→ **What is expected**:
Below, locate the line that contains "Clone this chart in matplotlib.". Repeat exactly from that line to the line that contains "plt.rcParams['font.family'] = ['Noto", inclusive, leaving out the pictures.

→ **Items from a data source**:

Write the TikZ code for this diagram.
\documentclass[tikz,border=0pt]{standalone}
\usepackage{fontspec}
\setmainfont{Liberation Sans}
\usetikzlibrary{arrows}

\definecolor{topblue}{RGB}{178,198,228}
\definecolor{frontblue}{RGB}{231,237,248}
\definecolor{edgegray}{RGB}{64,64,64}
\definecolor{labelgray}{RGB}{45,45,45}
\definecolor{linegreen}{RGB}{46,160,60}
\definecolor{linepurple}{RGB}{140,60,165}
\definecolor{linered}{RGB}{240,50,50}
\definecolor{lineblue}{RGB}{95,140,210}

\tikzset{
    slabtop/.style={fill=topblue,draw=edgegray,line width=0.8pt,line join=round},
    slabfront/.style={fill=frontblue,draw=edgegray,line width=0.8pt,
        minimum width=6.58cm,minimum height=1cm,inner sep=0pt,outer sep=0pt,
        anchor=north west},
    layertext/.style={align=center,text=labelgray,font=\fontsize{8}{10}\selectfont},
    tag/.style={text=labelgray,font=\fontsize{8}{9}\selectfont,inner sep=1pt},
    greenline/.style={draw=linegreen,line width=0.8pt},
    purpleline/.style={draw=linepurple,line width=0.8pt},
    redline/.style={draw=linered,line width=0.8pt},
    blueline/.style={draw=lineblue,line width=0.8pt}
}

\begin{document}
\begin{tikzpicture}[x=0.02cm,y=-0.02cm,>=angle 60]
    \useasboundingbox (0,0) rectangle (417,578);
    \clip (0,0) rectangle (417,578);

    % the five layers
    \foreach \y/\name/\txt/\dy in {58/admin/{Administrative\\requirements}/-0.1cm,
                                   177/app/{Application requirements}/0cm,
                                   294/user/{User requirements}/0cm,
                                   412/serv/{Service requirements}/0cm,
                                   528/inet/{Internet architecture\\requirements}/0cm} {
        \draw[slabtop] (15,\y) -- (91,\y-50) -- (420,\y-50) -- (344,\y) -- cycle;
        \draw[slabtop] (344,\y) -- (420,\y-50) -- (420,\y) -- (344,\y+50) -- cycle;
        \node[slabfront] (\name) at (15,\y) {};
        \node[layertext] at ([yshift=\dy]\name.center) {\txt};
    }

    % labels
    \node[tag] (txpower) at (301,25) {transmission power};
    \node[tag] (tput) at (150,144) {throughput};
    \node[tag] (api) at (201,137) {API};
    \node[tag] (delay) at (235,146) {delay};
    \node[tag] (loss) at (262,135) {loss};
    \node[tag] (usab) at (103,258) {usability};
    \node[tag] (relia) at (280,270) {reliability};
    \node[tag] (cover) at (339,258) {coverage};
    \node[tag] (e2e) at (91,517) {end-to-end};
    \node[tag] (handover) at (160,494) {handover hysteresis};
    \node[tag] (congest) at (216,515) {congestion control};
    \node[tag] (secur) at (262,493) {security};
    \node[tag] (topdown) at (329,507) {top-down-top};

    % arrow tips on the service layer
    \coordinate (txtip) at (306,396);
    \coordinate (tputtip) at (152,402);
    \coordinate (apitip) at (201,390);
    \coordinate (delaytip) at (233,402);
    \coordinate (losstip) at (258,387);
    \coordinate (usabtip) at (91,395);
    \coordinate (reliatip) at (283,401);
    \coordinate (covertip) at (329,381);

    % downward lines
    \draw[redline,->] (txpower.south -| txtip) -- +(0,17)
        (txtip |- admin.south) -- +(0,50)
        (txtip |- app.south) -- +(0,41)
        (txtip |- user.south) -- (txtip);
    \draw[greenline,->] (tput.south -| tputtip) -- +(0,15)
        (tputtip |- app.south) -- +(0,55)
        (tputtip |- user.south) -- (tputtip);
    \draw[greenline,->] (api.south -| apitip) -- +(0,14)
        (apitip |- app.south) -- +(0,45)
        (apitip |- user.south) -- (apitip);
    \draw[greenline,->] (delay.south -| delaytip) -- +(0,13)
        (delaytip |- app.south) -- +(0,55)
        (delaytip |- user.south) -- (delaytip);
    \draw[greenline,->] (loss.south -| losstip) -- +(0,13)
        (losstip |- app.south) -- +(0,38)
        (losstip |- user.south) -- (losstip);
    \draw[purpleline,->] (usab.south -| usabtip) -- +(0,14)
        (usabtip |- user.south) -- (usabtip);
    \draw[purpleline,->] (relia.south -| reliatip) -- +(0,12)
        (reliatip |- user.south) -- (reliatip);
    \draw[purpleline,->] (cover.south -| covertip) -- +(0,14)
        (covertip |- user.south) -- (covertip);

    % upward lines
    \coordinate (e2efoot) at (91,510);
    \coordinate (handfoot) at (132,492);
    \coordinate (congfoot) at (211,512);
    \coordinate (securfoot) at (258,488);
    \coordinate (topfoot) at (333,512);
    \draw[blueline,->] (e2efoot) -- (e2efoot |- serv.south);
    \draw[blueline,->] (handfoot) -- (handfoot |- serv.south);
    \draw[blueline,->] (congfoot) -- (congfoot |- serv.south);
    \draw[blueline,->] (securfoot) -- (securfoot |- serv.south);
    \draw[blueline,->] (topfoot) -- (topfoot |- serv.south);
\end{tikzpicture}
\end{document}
...
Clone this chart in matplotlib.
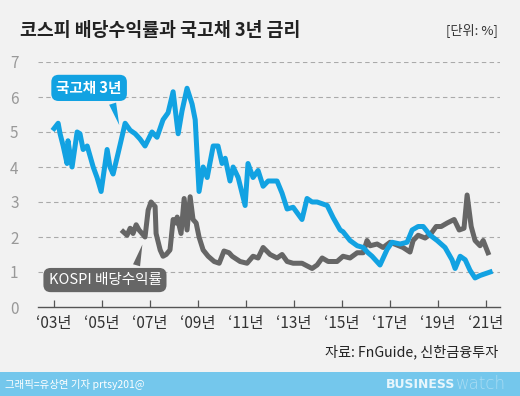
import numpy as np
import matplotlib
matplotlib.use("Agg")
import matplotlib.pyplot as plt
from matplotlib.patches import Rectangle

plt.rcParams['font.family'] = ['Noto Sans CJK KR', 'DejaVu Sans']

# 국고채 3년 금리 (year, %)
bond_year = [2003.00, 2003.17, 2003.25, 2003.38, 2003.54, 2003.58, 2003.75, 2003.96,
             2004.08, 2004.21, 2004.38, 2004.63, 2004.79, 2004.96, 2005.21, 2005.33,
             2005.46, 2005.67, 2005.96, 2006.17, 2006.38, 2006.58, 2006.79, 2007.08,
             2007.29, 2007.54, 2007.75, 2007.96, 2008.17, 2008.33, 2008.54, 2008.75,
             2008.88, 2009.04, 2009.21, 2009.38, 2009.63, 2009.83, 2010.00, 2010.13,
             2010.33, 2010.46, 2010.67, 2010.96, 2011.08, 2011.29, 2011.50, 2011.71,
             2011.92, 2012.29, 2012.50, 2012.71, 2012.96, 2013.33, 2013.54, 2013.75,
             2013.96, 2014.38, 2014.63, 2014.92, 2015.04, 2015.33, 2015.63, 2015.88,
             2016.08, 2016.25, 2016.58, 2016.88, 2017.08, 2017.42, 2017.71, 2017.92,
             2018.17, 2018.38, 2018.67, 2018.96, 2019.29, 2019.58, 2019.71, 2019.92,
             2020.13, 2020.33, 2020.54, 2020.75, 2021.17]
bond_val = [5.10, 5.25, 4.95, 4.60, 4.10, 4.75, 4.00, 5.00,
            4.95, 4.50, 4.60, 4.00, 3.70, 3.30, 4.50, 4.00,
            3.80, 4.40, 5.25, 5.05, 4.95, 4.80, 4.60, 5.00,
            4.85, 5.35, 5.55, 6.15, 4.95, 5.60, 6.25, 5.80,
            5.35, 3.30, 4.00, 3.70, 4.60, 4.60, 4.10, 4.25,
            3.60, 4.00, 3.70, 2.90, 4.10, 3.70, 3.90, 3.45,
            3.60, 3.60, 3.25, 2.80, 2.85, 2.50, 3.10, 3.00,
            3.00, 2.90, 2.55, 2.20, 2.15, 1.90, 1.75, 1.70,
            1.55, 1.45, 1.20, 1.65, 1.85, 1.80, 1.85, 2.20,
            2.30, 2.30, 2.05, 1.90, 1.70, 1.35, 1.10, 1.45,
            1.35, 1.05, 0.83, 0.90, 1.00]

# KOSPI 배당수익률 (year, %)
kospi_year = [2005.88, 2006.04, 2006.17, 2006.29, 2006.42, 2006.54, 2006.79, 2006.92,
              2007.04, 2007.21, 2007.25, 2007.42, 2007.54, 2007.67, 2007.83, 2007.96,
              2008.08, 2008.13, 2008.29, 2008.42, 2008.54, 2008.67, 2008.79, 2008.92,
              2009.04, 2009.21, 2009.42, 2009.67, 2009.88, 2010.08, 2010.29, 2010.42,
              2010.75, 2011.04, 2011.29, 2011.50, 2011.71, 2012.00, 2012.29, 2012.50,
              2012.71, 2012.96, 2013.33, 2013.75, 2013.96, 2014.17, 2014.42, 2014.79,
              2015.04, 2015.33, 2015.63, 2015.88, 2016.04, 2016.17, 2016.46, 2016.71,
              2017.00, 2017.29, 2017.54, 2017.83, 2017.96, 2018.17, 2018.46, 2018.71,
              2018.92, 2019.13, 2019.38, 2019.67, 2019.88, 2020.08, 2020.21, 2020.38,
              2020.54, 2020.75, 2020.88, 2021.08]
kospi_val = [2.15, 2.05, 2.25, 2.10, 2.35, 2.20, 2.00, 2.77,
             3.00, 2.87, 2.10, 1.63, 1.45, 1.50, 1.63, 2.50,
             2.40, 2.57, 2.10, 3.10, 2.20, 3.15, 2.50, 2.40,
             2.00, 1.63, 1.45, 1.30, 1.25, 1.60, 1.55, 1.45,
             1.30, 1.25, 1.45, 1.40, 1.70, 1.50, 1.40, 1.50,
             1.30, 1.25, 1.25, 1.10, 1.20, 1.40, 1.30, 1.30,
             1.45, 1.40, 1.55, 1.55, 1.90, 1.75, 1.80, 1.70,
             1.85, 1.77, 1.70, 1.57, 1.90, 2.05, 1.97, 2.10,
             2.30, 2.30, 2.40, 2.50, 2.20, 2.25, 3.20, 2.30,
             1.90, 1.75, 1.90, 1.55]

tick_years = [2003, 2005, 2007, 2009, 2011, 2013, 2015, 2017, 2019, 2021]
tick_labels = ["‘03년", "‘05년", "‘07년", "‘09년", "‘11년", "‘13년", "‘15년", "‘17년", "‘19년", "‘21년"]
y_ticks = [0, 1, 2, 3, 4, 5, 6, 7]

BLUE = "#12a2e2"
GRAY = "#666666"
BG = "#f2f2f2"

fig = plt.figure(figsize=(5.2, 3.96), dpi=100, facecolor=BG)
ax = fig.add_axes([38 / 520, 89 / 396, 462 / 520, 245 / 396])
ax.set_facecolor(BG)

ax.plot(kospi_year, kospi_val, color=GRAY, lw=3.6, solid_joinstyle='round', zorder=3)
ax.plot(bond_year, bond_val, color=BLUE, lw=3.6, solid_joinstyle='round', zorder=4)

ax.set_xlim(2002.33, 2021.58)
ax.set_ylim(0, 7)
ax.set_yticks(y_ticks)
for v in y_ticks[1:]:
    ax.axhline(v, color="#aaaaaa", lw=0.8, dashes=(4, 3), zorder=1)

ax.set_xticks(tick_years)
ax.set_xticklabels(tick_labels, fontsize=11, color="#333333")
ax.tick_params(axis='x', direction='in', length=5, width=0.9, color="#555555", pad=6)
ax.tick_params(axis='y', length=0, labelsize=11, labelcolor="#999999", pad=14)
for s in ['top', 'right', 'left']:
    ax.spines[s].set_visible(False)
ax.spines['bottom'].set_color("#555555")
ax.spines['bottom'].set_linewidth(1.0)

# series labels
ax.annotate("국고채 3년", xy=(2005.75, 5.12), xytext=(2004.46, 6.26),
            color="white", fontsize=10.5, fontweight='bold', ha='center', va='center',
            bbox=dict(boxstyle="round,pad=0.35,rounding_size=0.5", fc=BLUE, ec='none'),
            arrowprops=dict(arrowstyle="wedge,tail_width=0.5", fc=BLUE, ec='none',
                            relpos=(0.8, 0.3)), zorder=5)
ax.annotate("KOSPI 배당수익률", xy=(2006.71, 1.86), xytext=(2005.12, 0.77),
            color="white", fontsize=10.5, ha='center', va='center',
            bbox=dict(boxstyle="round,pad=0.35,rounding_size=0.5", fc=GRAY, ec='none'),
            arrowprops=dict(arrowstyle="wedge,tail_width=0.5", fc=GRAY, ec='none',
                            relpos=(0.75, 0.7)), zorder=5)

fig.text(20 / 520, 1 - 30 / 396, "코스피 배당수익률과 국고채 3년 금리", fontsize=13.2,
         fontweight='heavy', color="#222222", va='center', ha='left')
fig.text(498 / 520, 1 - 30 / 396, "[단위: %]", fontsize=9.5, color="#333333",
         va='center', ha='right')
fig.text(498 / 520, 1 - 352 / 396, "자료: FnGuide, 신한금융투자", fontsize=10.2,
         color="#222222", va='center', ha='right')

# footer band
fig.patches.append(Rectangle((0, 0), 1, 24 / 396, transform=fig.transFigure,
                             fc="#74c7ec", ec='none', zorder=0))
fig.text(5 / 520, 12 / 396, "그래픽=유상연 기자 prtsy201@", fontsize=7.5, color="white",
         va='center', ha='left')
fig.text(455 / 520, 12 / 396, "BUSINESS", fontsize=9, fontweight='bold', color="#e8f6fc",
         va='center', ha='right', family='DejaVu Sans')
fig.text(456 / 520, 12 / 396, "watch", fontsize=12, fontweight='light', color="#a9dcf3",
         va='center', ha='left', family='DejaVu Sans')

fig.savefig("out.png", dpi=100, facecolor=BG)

→ **Expected answer**:
Clone this chart in matplotlib.
import numpy as np
import matplotlib
matplotlib.use("Agg")
import matplotlib.pyplot as plt
from matplotlib.patches import Rectangle

plt.rcParams['font.family'] = ['Noto Sans CJK KR', 'DejaVu Sans']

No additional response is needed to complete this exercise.